** begin **

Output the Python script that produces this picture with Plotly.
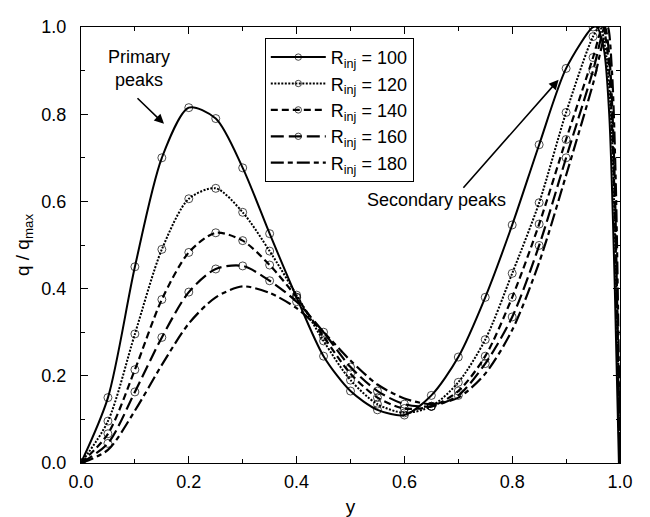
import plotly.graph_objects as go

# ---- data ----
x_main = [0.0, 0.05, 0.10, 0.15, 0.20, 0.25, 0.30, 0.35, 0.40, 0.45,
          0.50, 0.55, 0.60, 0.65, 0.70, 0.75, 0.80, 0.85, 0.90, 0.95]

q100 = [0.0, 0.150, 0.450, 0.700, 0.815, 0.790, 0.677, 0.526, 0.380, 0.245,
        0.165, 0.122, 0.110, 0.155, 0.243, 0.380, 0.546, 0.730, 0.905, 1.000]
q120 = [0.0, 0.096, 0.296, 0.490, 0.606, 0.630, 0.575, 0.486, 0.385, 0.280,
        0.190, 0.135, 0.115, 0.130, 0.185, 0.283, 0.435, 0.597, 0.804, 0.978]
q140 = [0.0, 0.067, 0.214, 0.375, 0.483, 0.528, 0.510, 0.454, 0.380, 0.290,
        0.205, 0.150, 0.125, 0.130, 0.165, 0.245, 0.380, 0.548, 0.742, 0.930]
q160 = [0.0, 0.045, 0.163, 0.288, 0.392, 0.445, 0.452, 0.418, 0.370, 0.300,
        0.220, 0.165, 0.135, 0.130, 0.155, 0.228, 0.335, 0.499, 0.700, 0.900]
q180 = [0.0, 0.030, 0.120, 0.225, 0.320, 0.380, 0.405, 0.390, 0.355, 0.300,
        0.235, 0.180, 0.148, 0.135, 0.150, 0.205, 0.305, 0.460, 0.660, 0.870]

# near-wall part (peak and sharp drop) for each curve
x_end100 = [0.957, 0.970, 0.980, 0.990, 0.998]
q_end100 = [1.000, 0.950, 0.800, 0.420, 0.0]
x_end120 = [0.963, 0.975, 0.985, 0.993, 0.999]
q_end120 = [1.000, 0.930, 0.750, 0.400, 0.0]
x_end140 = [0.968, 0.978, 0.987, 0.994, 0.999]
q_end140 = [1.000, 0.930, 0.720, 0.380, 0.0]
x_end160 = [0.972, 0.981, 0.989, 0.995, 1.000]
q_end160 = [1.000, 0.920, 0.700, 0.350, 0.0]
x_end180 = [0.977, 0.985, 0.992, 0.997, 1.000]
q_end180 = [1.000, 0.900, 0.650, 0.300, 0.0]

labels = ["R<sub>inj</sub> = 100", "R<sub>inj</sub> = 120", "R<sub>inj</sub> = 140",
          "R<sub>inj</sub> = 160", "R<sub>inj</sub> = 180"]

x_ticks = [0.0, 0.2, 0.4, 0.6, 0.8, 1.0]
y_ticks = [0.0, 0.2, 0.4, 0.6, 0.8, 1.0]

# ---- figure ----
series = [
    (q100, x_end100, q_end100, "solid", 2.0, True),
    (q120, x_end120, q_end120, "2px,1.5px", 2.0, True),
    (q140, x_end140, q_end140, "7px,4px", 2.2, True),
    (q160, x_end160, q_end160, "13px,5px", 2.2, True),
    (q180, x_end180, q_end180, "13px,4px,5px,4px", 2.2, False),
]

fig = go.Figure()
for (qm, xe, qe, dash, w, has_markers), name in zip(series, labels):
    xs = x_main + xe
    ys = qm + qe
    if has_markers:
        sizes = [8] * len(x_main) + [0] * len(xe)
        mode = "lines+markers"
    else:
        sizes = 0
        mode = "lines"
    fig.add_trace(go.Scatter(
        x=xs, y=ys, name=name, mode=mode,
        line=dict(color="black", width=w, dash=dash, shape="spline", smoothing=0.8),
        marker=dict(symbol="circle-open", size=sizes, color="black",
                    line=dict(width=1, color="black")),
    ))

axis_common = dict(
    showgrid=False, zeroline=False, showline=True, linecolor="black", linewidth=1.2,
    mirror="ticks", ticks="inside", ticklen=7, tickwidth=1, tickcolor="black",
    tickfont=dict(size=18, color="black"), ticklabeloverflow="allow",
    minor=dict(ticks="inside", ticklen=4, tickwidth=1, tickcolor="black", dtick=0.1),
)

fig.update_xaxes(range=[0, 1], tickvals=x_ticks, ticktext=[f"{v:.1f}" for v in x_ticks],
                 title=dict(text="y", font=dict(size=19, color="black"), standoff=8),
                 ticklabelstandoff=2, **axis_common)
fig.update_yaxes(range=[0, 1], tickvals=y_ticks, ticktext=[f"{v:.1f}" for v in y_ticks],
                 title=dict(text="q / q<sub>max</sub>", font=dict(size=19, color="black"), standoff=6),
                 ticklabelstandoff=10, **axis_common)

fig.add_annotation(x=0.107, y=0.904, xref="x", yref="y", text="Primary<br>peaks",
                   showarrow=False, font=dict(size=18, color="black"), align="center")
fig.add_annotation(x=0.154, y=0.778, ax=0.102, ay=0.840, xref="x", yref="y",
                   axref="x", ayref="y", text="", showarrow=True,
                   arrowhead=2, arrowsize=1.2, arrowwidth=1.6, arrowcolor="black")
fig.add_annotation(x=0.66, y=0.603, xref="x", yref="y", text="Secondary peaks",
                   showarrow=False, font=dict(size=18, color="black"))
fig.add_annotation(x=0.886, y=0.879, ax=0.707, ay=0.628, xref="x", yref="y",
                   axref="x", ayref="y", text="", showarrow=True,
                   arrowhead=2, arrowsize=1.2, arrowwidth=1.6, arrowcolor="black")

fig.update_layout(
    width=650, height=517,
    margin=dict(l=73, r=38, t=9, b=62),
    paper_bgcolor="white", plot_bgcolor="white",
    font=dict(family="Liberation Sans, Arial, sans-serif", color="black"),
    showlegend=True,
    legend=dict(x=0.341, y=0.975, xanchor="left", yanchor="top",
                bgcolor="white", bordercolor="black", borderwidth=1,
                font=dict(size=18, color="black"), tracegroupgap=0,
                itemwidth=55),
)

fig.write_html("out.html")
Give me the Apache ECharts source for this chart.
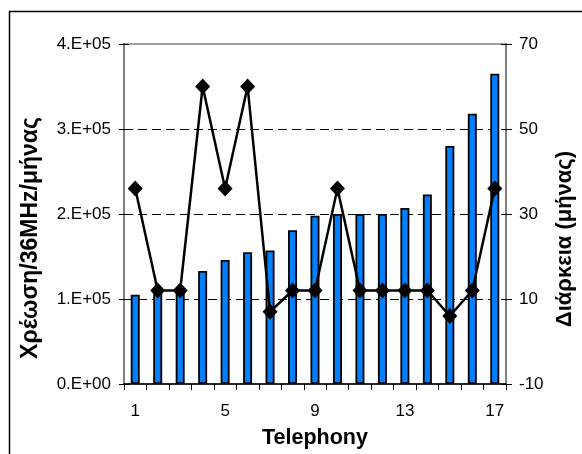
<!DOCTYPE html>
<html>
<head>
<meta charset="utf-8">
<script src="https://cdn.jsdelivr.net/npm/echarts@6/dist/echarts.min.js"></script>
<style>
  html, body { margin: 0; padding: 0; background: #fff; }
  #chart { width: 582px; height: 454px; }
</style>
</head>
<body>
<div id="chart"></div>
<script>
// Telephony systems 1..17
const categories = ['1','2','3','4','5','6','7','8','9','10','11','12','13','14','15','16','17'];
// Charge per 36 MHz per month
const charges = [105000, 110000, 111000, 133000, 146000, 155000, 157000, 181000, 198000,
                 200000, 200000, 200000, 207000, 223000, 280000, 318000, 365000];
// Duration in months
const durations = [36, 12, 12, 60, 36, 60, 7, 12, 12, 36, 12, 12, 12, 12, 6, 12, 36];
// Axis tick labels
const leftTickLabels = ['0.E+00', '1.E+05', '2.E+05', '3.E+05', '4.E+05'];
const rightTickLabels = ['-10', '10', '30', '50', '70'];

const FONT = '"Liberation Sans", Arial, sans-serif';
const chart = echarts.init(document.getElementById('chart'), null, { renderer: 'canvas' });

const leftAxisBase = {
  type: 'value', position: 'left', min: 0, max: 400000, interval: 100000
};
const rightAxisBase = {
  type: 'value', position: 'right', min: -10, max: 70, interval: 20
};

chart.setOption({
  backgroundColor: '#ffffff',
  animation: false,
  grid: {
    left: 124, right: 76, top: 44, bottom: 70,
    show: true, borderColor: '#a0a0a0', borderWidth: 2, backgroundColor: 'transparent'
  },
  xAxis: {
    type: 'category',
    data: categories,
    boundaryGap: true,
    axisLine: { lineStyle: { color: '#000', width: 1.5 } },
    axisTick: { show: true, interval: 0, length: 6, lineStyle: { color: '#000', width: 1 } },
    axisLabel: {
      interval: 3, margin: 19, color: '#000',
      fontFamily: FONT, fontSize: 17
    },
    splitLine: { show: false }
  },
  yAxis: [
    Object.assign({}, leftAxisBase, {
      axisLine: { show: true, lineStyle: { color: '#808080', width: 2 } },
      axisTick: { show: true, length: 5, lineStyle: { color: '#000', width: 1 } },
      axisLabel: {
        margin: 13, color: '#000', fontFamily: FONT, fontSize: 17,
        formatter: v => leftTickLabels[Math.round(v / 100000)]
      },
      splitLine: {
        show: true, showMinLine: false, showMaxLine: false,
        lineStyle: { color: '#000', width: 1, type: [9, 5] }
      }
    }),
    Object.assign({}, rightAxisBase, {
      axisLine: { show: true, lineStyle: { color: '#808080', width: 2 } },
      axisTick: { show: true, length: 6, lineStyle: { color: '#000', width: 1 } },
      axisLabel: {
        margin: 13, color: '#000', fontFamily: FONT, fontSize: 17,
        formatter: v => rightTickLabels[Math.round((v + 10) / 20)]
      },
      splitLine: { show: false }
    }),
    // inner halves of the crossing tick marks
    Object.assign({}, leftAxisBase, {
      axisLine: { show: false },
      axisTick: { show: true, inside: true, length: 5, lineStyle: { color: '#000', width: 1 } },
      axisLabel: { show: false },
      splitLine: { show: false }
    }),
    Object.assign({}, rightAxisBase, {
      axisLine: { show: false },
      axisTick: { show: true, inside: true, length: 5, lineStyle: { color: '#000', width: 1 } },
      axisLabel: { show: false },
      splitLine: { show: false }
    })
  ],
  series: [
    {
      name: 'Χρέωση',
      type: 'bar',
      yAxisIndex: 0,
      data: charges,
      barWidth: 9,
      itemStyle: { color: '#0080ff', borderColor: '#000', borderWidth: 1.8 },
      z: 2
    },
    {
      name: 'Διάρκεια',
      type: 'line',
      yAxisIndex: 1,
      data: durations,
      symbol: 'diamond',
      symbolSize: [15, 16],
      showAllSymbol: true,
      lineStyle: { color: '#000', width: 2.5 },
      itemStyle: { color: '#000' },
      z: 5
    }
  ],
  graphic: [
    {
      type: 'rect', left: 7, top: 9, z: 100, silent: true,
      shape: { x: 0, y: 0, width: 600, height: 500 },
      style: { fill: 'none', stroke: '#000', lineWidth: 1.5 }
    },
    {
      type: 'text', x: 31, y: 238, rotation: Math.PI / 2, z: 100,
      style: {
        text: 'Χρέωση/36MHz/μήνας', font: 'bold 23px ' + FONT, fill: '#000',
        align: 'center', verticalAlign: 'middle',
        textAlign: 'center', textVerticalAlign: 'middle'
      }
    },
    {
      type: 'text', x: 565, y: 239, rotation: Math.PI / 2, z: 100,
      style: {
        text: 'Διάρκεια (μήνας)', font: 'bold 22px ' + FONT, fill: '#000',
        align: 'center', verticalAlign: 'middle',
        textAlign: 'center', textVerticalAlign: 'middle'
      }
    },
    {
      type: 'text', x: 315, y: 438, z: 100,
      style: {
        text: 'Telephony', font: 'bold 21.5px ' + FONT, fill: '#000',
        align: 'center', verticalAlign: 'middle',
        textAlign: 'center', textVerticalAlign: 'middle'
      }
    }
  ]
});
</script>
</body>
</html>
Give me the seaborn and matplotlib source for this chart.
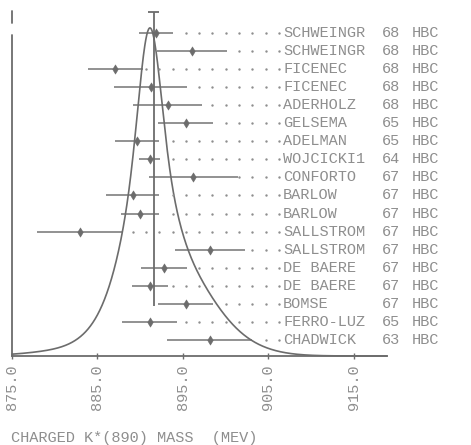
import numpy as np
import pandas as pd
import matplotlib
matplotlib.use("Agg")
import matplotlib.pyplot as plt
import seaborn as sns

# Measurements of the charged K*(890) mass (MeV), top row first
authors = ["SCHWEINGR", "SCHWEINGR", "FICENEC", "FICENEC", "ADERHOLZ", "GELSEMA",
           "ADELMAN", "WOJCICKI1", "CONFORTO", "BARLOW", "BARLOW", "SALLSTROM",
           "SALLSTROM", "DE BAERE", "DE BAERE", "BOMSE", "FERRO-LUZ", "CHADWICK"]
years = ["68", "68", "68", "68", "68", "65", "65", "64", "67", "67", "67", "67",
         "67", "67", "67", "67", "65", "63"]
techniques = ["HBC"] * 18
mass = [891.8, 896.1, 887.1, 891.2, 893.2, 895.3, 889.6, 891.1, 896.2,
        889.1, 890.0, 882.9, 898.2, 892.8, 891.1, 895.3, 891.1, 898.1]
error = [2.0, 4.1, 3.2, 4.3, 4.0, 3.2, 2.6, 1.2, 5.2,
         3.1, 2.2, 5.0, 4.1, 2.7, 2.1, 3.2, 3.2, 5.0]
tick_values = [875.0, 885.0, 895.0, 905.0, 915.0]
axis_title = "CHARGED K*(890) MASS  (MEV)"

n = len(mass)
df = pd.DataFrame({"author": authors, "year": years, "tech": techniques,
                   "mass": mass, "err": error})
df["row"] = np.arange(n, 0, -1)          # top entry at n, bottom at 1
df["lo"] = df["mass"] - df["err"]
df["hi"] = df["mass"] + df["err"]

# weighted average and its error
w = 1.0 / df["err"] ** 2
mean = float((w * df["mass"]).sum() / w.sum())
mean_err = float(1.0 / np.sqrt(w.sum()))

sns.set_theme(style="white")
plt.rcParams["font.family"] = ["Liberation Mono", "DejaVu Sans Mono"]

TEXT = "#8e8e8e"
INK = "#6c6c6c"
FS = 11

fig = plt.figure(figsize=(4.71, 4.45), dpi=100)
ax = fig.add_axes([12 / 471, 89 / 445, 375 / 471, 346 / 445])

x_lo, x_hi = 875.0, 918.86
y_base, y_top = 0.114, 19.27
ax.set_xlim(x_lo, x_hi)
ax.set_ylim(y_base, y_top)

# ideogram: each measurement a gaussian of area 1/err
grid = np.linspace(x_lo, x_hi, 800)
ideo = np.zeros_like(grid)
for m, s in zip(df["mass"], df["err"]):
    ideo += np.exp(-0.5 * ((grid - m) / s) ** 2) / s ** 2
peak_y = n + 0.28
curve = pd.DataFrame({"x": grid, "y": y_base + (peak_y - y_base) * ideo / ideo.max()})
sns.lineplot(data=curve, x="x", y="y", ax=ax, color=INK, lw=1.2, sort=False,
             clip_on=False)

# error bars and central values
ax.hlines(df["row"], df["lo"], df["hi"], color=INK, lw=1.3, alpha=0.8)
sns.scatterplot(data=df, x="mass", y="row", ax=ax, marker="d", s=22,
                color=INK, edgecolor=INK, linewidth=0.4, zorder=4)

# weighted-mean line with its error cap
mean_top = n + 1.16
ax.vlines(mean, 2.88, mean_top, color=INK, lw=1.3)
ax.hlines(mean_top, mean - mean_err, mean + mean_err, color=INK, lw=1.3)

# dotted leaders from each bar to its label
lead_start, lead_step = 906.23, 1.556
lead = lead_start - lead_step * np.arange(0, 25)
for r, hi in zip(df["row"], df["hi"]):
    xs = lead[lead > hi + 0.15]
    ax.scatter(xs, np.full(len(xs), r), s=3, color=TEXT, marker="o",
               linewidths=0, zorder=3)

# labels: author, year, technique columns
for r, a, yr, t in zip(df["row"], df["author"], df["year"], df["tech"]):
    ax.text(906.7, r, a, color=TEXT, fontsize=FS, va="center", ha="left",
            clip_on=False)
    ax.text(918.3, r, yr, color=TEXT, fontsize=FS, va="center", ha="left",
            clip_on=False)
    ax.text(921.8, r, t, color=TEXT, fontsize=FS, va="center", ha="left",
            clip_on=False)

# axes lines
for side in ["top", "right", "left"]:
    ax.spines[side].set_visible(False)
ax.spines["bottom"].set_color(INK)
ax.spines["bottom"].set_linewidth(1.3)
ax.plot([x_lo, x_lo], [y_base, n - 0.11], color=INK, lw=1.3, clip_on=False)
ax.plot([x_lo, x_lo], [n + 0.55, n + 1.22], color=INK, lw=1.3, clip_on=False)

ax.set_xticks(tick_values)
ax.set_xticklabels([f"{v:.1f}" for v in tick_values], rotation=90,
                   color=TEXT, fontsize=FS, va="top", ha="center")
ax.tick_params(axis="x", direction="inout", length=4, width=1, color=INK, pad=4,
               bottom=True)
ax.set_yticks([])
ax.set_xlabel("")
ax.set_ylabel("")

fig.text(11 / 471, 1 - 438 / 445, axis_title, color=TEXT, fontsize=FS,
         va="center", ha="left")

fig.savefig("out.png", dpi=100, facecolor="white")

** end **

Task instructions -> Look above for the line with "Give me the seaborn" and the line with "import seaborn as sns"; set down those two lines and all lines between them exactly, without pictures and without anything else.

Worked answer ->
Give me the seaborn and matplotlib source for this chart.
import numpy as np
import pandas as pd
import matplotlib
matplotlib.use("Agg")
import matplotlib.pyplot as plt
import seaborn as sns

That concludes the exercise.